No Casseroles for Mental Illness


A wonderful article relates the experience of a devout Christian. A friend was diagnosed with cancer at the same time she was diagnosed with a mental illness. Church members sent food and support to her friend. She suffered in silence.

I recall watching Pat Robertson's 700 Club 20 years ago. A talented young woman was his co-host. She disappeared. When she came back as a guest months later, she was not interviewed by Pat but by a new host. She said she had suffered severe depression and advised viewers to get professional help. Pat came on and was visibly unhappy. Mental illness is a human flaw like sin that needs Jesus, not doctors.

I've never seen this discussed, by I think the prejudice some Christians have against gays and trans people comes from the same flawed mythology. People's minds are full of sin. Sin can be conquered by kneeling before Jesus. Gay or trans are just another version of sin. Pray the gay away. Illnesses like cancer deserve sympathy. Mental illness and same sex attraction both deserve the scorn of sinners. They can change by submitting to the required myths.  

So often, Christianity is praised for starting hospitals and shelters. The harm done by ancient hatred and prejudice is just winked at and forgotten.

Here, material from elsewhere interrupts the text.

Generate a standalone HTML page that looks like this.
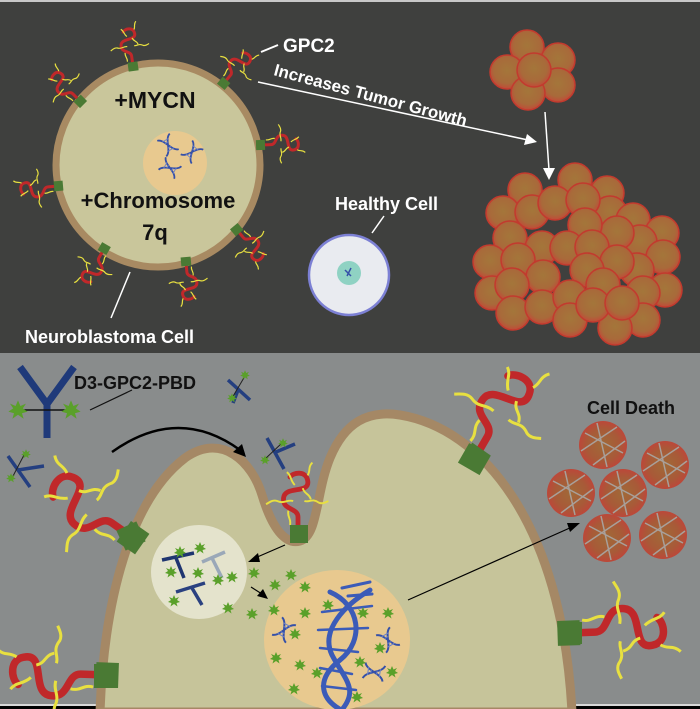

We should not be surprised when Christianity turns its fangs on people who think differently or have mental illness. We need only go back the Galileo and recall the Pope at the time proclaimed the sun moved over a stationary earth. When Galileo made light of the Pope's myth he was put under house arrest for life. Today the Catholic church repeats the myth that abortion is more dangerous than giving birth. It preaches the divorced and remarried are living in sin. It calls birth control a sin. That there is little to no support for families with mental illness is a continuation of a misguided mythology. 

While rallying around local people who suffer cancer and accidents is a fine thing, the same support for families where mental illness is present would be a welcome improvement. 

Comments

  1. Yup, it all seems to boil down to sin, which is the belief that humans are basically evil and only a splash of water from the front of a church can begin the “healing “ process.